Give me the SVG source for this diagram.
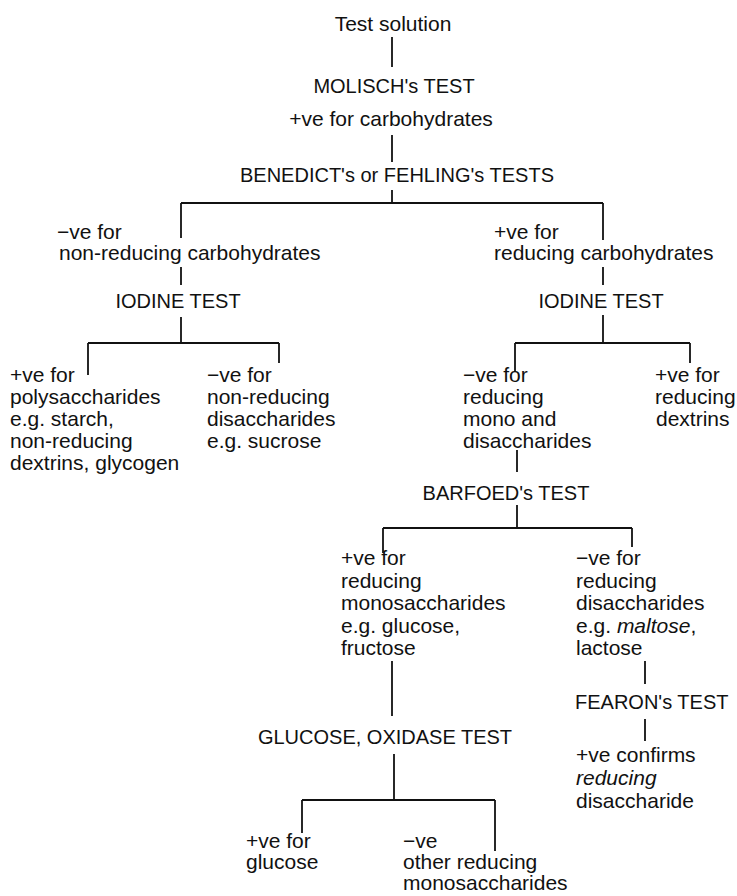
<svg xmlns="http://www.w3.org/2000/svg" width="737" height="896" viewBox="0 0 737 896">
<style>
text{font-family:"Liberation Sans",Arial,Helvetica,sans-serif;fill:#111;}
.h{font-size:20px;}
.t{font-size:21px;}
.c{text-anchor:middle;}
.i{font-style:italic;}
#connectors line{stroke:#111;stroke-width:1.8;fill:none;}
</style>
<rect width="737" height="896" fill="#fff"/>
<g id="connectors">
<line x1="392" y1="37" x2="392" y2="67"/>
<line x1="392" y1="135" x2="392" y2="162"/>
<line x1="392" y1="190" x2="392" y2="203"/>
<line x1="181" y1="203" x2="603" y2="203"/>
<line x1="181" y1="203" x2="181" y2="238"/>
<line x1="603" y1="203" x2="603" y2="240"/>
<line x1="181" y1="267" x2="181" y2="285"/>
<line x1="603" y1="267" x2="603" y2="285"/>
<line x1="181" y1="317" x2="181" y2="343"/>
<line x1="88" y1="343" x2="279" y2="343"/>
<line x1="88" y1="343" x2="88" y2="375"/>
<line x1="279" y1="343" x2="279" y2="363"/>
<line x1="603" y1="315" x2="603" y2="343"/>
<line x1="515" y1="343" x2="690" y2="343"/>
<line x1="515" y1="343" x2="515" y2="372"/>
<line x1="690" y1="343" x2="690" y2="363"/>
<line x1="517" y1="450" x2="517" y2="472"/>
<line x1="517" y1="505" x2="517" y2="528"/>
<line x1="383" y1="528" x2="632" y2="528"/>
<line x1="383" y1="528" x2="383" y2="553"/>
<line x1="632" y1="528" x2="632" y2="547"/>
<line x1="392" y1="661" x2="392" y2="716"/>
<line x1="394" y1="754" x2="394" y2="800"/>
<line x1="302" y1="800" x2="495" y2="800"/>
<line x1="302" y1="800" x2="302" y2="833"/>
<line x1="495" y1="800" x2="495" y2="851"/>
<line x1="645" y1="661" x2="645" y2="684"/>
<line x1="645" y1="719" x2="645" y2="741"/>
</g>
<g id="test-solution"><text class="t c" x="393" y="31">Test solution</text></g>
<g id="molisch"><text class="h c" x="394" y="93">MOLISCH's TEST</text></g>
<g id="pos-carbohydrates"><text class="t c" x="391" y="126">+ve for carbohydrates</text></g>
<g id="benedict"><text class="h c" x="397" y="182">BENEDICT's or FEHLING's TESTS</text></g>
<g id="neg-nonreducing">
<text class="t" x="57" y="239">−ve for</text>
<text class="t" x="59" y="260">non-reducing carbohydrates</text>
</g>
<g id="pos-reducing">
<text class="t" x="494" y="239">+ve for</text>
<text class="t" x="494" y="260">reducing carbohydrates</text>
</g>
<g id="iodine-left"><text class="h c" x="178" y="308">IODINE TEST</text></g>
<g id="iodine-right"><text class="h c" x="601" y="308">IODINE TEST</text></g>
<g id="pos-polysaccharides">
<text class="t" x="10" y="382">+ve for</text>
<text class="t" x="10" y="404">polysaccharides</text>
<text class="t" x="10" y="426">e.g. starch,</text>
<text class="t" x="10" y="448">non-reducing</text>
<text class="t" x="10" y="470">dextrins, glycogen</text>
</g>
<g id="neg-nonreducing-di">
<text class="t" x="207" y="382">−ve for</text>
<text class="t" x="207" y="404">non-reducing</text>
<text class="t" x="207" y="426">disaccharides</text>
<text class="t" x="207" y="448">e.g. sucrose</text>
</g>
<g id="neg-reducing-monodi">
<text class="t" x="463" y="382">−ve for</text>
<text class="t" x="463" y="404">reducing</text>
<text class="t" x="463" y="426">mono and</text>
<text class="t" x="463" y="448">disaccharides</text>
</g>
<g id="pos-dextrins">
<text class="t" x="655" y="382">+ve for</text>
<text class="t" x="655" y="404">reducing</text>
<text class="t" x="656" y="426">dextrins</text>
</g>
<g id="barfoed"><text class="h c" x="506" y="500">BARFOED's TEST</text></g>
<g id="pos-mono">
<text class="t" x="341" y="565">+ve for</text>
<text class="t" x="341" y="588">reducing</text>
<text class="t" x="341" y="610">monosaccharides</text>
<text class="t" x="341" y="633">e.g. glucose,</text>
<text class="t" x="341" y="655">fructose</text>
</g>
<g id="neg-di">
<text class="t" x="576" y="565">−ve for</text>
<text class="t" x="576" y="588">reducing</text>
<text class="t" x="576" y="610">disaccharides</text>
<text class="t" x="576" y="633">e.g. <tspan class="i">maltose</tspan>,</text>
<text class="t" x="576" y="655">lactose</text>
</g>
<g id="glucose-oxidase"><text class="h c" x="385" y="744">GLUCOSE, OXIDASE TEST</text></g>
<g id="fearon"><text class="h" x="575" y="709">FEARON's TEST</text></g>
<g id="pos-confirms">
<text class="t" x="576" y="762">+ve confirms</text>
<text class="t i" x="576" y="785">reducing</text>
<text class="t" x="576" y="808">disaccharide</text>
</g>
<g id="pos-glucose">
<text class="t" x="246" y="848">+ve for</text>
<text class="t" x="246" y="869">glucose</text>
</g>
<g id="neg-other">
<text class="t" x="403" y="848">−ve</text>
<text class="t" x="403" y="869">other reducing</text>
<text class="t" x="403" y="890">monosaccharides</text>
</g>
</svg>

== SHORT TASK ==
Omit every picture, then reproduce the rest of the listing exactly.

== RESPONSE ==
Give me the SVG source for this diagram.
<svg xmlns="http://www.w3.org/2000/svg" width="737" height="896" viewBox="0 0 737 896">
<style>
text{font-family:"Liberation Sans",Arial,Helvetica,sans-serif;fill:#111;}
.h{font-size:20px;}
.t{font-size:21px;}
.c{text-anchor:middle;}
.i{font-style:italic;}
#connectors line{stroke:#111;stroke-width:1.8;fill:none;}
</style>
<rect width="737" height="896" fill="#fff"/>
<g id="connectors">
<line x1="392" y1="37" x2="392" y2="67"/>
<line x1="392" y1="135" x2="392" y2="162"/>
<line x1="392" y1="190" x2="392" y2="203"/>
<line x1="181" y1="203" x2="603" y2="203"/>
<line x1="181" y1="203" x2="181" y2="238"/>
<line x1="603" y1="203" x2="603" y2="240"/>
<line x1="181" y1="267" x2="181" y2="285"/>
<line x1="603" y1="267" x2="603" y2="285"/>
<line x1="181" y1="317" x2="181" y2="343"/>
<line x1="88" y1="343" x2="279" y2="343"/>
<line x1="88" y1="343" x2="88" y2="375"/>
<line x1="279" y1="343" x2="279" y2="363"/>
<line x1="603" y1="315" x2="603" y2="343"/>
<line x1="515" y1="343" x2="690" y2="343"/>
<line x1="515" y1="343" x2="515" y2="372"/>
<line x1="690" y1="343" x2="690" y2="363"/>
<line x1="517" y1="450" x2="517" y2="472"/>
<line x1="517" y1="505" x2="517" y2="528"/>
<line x1="383" y1="528" x2="632" y2="528"/>
<line x1="383" y1="528" x2="383" y2="553"/>
<line x1="632" y1="528" x2="632" y2="547"/>
<line x1="392" y1="661" x2="392" y2="716"/>
<line x1="394" y1="754" x2="394" y2="800"/>
<line x1="302" y1="800" x2="495" y2="800"/>
<line x1="302" y1="800" x2="302" y2="833"/>
<line x1="495" y1="800" x2="495" y2="851"/>
<line x1="645" y1="661" x2="645" y2="684"/>
<line x1="645" y1="719" x2="645" y2="741"/>
</g>
<g id="test-solution"><text class="t c" x="393" y="31">Test solution</text></g>
<g id="molisch"><text class="h c" x="394" y="93">MOLISCH's TEST</text></g>
<g id="pos-carbohydrates"><text class="t c" x="391" y="126">+ve for carbohydrates</text></g>
<g id="benedict"><text class="h c" x="397" y="182">BENEDICT's or FEHLING's TESTS</text></g>
<g id="neg-nonreducing">
<text class="t" x="57" y="239">−ve for</text>
<text class="t" x="59" y="260">non-reducing carbohydrates</text>
</g>
<g id="pos-reducing">
<text class="t" x="494" y="239">+ve for</text>
<text class="t" x="494" y="260">reducing carbohydrates</text>
</g>
<g id="iodine-left"><text class="h c" x="178" y="308">IODINE TEST</text></g>
<g id="iodine-right"><text class="h c" x="601" y="308">IODINE TEST</text></g>
<g id="pos-polysaccharides">
<text class="t" x="10" y="382">+ve for</text>
<text class="t" x="10" y="404">polysaccharides</text>
<text class="t" x="10" y="426">e.g. starch,</text>
<text class="t" x="10" y="448">non-reducing</text>
<text class="t" x="10" y="470">dextrins, glycogen</text>
</g>
<g id="neg-nonreducing-di">
<text class="t" x="207" y="382">−ve for</text>
<text class="t" x="207" y="404">non-reducing</text>
<text class="t" x="207" y="426">disaccharides</text>
<text class="t" x="207" y="448">e.g. sucrose</text>
</g>
<g id="neg-reducing-monodi">
<text class="t" x="463" y="382">−ve for</text>
<text class="t" x="463" y="404">reducing</text>
<text class="t" x="463" y="426">mono and</text>
<text class="t" x="463" y="448">disaccharides</text>
</g>
<g id="pos-dextrins">
<text class="t" x="655" y="382">+ve for</text>
<text class="t" x="655" y="404">reducing</text>
<text class="t" x="656" y="426">dextrins</text>
</g>
<g id="barfoed"><text class="h c" x="506" y="500">BARFOED's TEST</text></g>
<g id="pos-mono">
<text class="t" x="341" y="565">+ve for</text>
<text class="t" x="341" y="588">reducing</text>
<text class="t" x="341" y="610">monosaccharides</text>
<text class="t" x="341" y="633">e.g. glucose,</text>
<text class="t" x="341" y="655">fructose</text>
</g>
<g id="neg-di">
<text class="t" x="576" y="565">−ve for</text>
<text class="t" x="576" y="588">reducing</text>
<text class="t" x="576" y="610">disaccharides</text>
<text class="t" x="576" y="633">e.g. <tspan class="i">maltose</tspan>,</text>
<text class="t" x="576" y="655">lactose</text>
</g>
<g id="glucose-oxidase"><text class="h c" x="385" y="744">GLUCOSE, OXIDASE TEST</text></g>
<g id="fearon"><text class="h" x="575" y="709">FEARON's TEST</text></g>
<g id="pos-confirms">
<text class="t" x="576" y="762">+ve confirms</text>
<text class="t i" x="576" y="785">reducing</text>
<text class="t" x="576" y="808">disaccharide</text>
</g>
<g id="pos-glucose">
<text class="t" x="246" y="848">+ve for</text>
<text class="t" x="246" y="869">glucose</text>
</g>
<g id="neg-other">
<text class="t" x="403" y="848">−ve</text>
<text class="t" x="403" y="869">other reducing</text>
<text class="t" x="403" y="890">monosaccharides</text>
</g>
</svg>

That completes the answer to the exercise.